An advisory has been issued which should help the problem described in this bug report. This report is therefore being closed with a resolution of ERRATA. For more information on the solution and/or where to find the updated files, please follow the link below. You may reopen this bug report if the solution does not work for you. http://rhn.redhat.com/errata/RHBA-2005-147.html
This bug is still around for me on RHEL 4 -- I ran into a repeatable corrupt rpmdb problem only when "LD_ASSUME_KERNEL=2.4.19" is set. This is a production machine and I can't do much testing, but when the LD_ASSUME_KERNEL was set in / etc/profile the rpmdb would get corrupt everytime I loaded an rpm or ran up2date. After recovery I removed the LD_ASSUME_KERNEL setting and everything went fine. Putting it back in again resulted in corruption. I'm on rpm-4.3.3-7_nonptl and kernel-smp-2.6.9-5.0.5.EL and all the stuff needed for Oracle 9i.

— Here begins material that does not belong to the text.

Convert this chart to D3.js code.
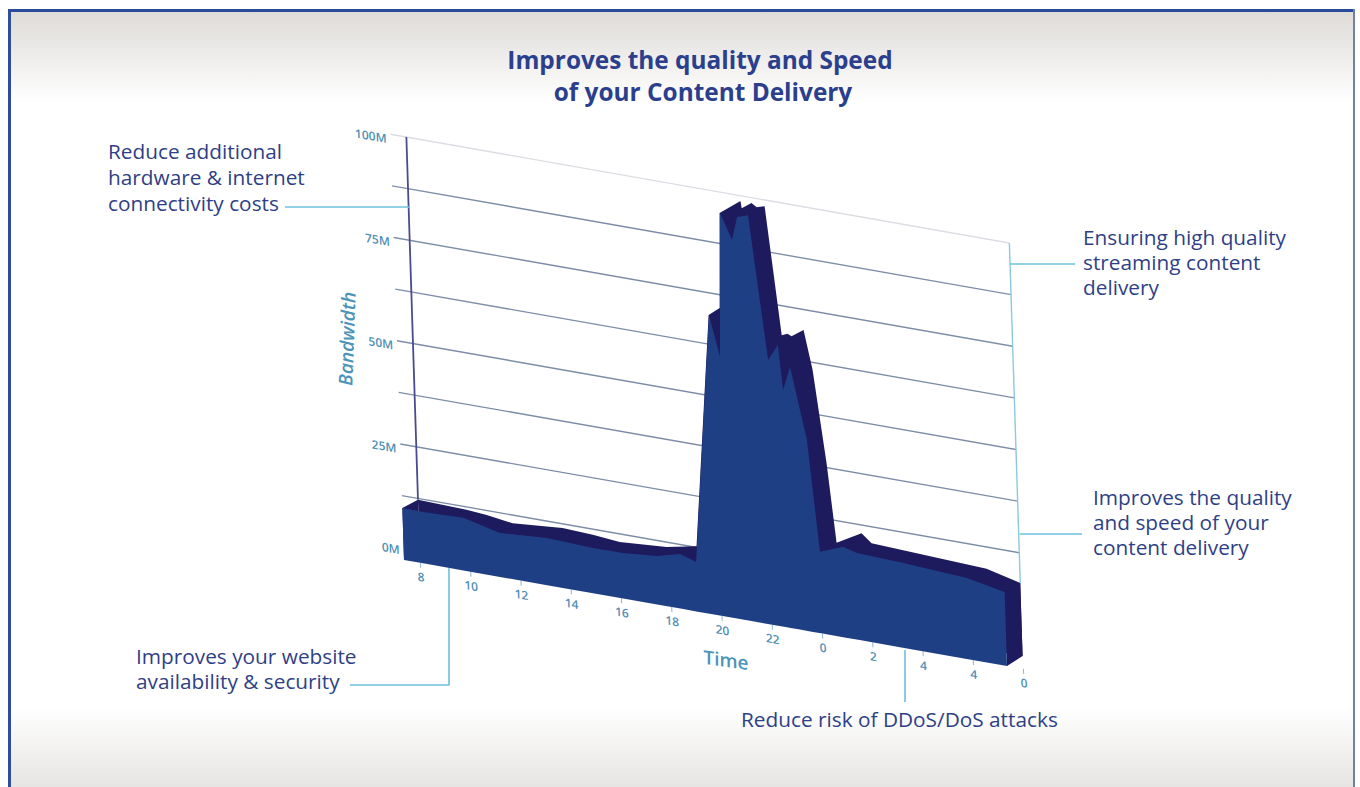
<!DOCTYPE html>
<html>
<head>
<meta charset="utf-8">
<script src="https://cdn.jsdelivr.net/npm/d3@7"></script>
<style>
  body { margin: 0; background: #fff; }
  svg { display: block; }
  text { font-family: "Open Sans", "Noto Sans", sans-serif; }
  .callout { fill: #2f3f86; font-size: 20.8px; font-weight: 500; }
  .title { fill: #2b3f8c; font-size: 24.4px; font-weight: 700; text-anchor: middle; }
  .axis-name { fill: #4c93b8; font-weight: 600; text-anchor: middle; }
  .leader { fill: none; stroke: #6cc0dc; stroke-width: 1.6; }
</style>
</head>
<body>
<div id="chart"></div>
<script>
// Data (hour of day runs on past midnight, bandwidth in Mbit)
const frontHours = [8, 8.82, 10.42, 11.88, 13.75, 15.58, 16.78, 18.13, 19.06, 19.69, 20.52, 20.91, 21.09, 21.54, 21.77, 22.21, 22.83, 23.24, 23.39, 23.7, 24.28, 24.66, 25.59, 26.14, 27.85, 30.51, 32];
const frontValues = [12.6, 12.5, 12.8, 10.7, 11.5, 11, 11.1, 11.8, 13.3, 12, 72.7, 63, 98, 92, 97.8, 98.7, 64.3, 68.4, 57.6, 63.5, 46.5, 19.8, 22, 21.1, 20.7, 19.7, 17.9];

const rearHours = [8, 9.93, 10.73, 11.76, 13.75, 14.95, 16.02, 17.89, 19.09, 19.87, 20.32, 20.44, 21.29, 21.33, 21.73, 21.93, 22.25, 22.77, 23, 23.16, 23.65, 23.96, 24.4, 24.7, 25.71, 26.1, 30.67, 32];
const rearValues = [12.2, 11.8, 11.4, 10.5, 11.5, 11.1, 10.5, 11.3, 12.8, 69.6, 71.8, 94.9, 98.7, 97, 98.7, 97.9, 98.5, 67.8, 68.4, 68, 70, 60.7, 38.6, 19.6, 23, 21, 19.7, 17.7];

const timeTicks = [8, 10, 12, 14, 16, 18, 20, 22, 24, 26, 28, 30, 32];
const timeLabels = ['8', '10', '12', '14', '16', '18', '20', '22', '0', '2', '4', '4', '0'];
const gridValues = [12.5, 25, 37.5, 50, 62.5, 75, 87.5, 100];
const bandwidthTicks = [0, 25, 50, 75, 100];

const titleLines = ['Improves the quality and Speed', 'of your Content Delivery'];
const callouts = [
  { x: 108, y: 159, lines: ['Reduce additional', 'hardware & internet', 'connectivity costs'], step: 26 },
  { x: 1083, y: 245, lines: ['Ensuring high quality', 'streaming content', 'delivery'], step: 25 },
  { x: 1093, y: 505, lines: ['Improves the quality', 'and speed of your', 'content delivery'], step: 25 },
  { x: 136, y: 664, lines: ['Improves your website', 'availability & security'], step: 25 },
  { x: 741, y: 727, lines: ['Reduce risk of DDoS/DoS attacks'], step: 25 },
];
const leaders = [
  [[285, 207], [410, 207]],
  [[1010, 264], [1075, 264]],
  [[1020, 534], [1082, 534]],
  [[350, 685], [449, 685], [449, 568]],
  [[905, 650], [905, 702]],
];

const dimensions = { width: 1360, height: 787, ctrWidth: 603, ctrHeight: 413 };
// how far the rear face sits behind the front one, in chart units
const depth = { x: 16, y: -12.8 };

const svg = d3.select('#chart').append('svg')
  .attr('width', dimensions.width)
  .attr('height', dimensions.height);

// Panel background
const defs = svg.append('defs');
const addFade = (id, top, bottom) => {
  const g = defs.append('linearGradient').attr('id', id).attr('x1', 0).attr('x2', 0).attr('y1', 0).attr('y2', 1);
  g.append('stop').attr('offset', 0).attr('stop-color', top);
  g.append('stop').attr('offset', 1).attr('stop-color', bottom);
};
addFade('fadeTop', '#dedbd8', '#ffffff');
addFade('fadeBottom', '#ffffff', '#e7e5e3');

svg.append('rect').attr('x', 10).attr('y', 12).attr('width', 1343).attr('height', 90).attr('fill', 'url(#fadeTop)');
svg.append('rect').attr('x', 10).attr('y', 708).attr('width', 1343).attr('height', 79).attr('fill', 'url(#fadeBottom)');
svg.append('rect').attr('x', 8).attr('y', 9).attr('width', 1346).attr('height', 3).attr('fill', '#2a4a9a');
svg.append('rect').attr('x', 8).attr('y', 9).attr('width', 3).attr('height', 778).attr('fill', '#2f4d9c');
svg.append('rect').attr('x', 1353).attr('y', 9).attr('width', 2).attr('height', 778).attr('fill', '#6f7fb0');

// Everything in here is a flat chart sheared into the tilted view
const ctr = svg.append('g')
  .attr('transform', 'matrix(1, 0.1758, 0.032, 1, 404, 560)');

// Scales
const xScale = d3.scaleLinear().domain([8, 32]).range([0, dimensions.ctrWidth]);
const yScale = d3.scaleLinear().domain([0, 100]).range([0, -dimensions.ctrHeight]);

// Rear wall
const wall = ctr.append('g').attr('transform', `translate(${depth.x}, ${depth.y})`);

wall.selectAll('.grid')
  .data(gridValues)
  .join('line')
  .attr('class', 'grid')
  .attr('x1', -16)
  .attr('x2', dimensions.ctrWidth)
  .attr('y1', d => yScale(d))
  .attr('y2', d => yScale(d))
  .attr('stroke', d => d === 100 ? '#dcdde3' : '#7d8ca6')
  .attr('stroke-width', 1.4);

const yAxis = d3.axisLeft(yScale)
  .tickValues(bandwidthTicks)
  .tickFormat(d => d + 'M')
  .tickSize(0)
  .tickPadding(20);

wall.append('g')
  .call(yAxis)
  .call(g => g.select('.domain').remove())
  .call(g => g.selectAll('text')
    .attr('dy', d => d === 0 ? '0.6em' : '0.75em')
    .attr('fill', '#4f8fb4')
    .style('font-size', '12px')
    .style('font-weight', 600));

wall.append('line')
  .attr('y1', yScale(100))
  .attr('y2', yScale(12.2))
  .attr('stroke', '#4a4a90')
  .attr('stroke-width', 1.8);

wall.append('line')
  .attr('x1', dimensions.ctrWidth)
  .attr('x2', dimensions.ctrWidth)
  .attr('y1', yScale(100))
  .attr('y2', yScale(17.7))
  .attr('stroke', '#8cc8de')
  .attr('stroke-width', 1.4);

// Time axis
const xAxis = d3.axisBottom(xScale)
  .tickValues(timeTicks)
  .tickFormat((d, i) => timeLabels[i])
  .tickSize(5)
  .tickPadding(5);

ctr.append('g')
  .attr('transform', `translate(${depth.x}, 0)`)
  .call(xAxis)
  .call(g => g.select('.domain').remove())
  .call(g => g.selectAll('line').attr('stroke', '#8fb6cc'))
  .call(g => g.selectAll('text')
    .attr('fill', '#4f8fb4')
    .style('font-size', '12px')
    .style('font-weight', 600));

// Solid block
const area = d3.area()
  .x(d => xScale(d[0]))
  .y0(yScale(0))
  .y1(d => yScale(d[1]));

const rearData = d3.zip(rearHours, rearValues);
const frontData = d3.zip(frontHours, frontValues);

ctr.append('path')
  .datum(rearData)
  .attr('d', area)
  .attr('transform', `translate(${depth.x}, ${depth.y})`)
  .attr('fill', '#1e1a5e');

// end caps joining the two faces
const capLine = d3.line();
const cap = (hour, frontValue, rearValue) => [
  [xScale(hour), yScale(frontValue)],
  [xScale(hour) + depth.x, yScale(rearValue) + depth.y],
  [xScale(hour) + depth.x, yScale(0) + depth.y],
  [xScale(hour), yScale(0)],
];

ctr.selectAll('.cap')
  .data([
    cap(frontHours[0], frontValues[0], rearValues[0]),
    cap(frontHours[frontHours.length - 1], frontValues[frontValues.length - 1], rearValues[rearValues.length - 1]),
  ])
  .join('path')
  .attr('class', 'cap')
  .attr('d', d => capLine(d) + 'Z')
  .attr('fill', '#1e1a5e');

ctr.append('path')
  .datum(frontData)
  .attr('d', area)
  .attr('fill', '#1f3f85');

// Titles and callouts
svg.selectAll('.title')
  .data(titleLines)
  .join('text')
  .attr('class', 'title')
  .attr('x', (d, i) => i === 0 ? 700 : 703)
  .attr('y', (d, i) => 69 + i * 32)
  .text(d => d);

svg.selectAll('.leader')
  .data(leaders)
  .join('path')
  .attr('class', 'leader')
  .attr('d', d3.line());

const notes = svg.selectAll('.note')
  .data(callouts)
  .join('text')
  .attr('class', 'callout note');

notes.selectAll('tspan')
  .data(d => d.lines.map((line, i) => ({ line, x: d.x, y: d.y + i * d.step })))
  .join('tspan')
  .attr('x', d => d.x)
  .attr('y', d => d.y)
  .text(d => d.line);

svg.append('text')
  .attr('class', 'axis-name')
  .attr('transform', 'translate(354, 339) rotate(-88)')
  .style('font-size', '19px')
  .style('font-style', 'italic')
  .text('Bandwidth');

svg.append('text')
  .attr('class', 'axis-name')
  .attr('transform', 'matrix(1, 0.14, 0, 1, 726, 667)')
  .style('font-size', '19px')
  .text('Time');
</script>
</body>
</html>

Regards comment #98 Please describe exactly the error message you are seeing: Are you seeing: error: db4 error(-30988) from dbcursor->c_get: DB_PAGE_NOTFOUND: Requested page not found 403 Do you get this purely if using rpm or only when using both rpm and up2date. Does LD_ASSUME_KERNEL=2.4.0 work correctly for you (old LinuxThreads)?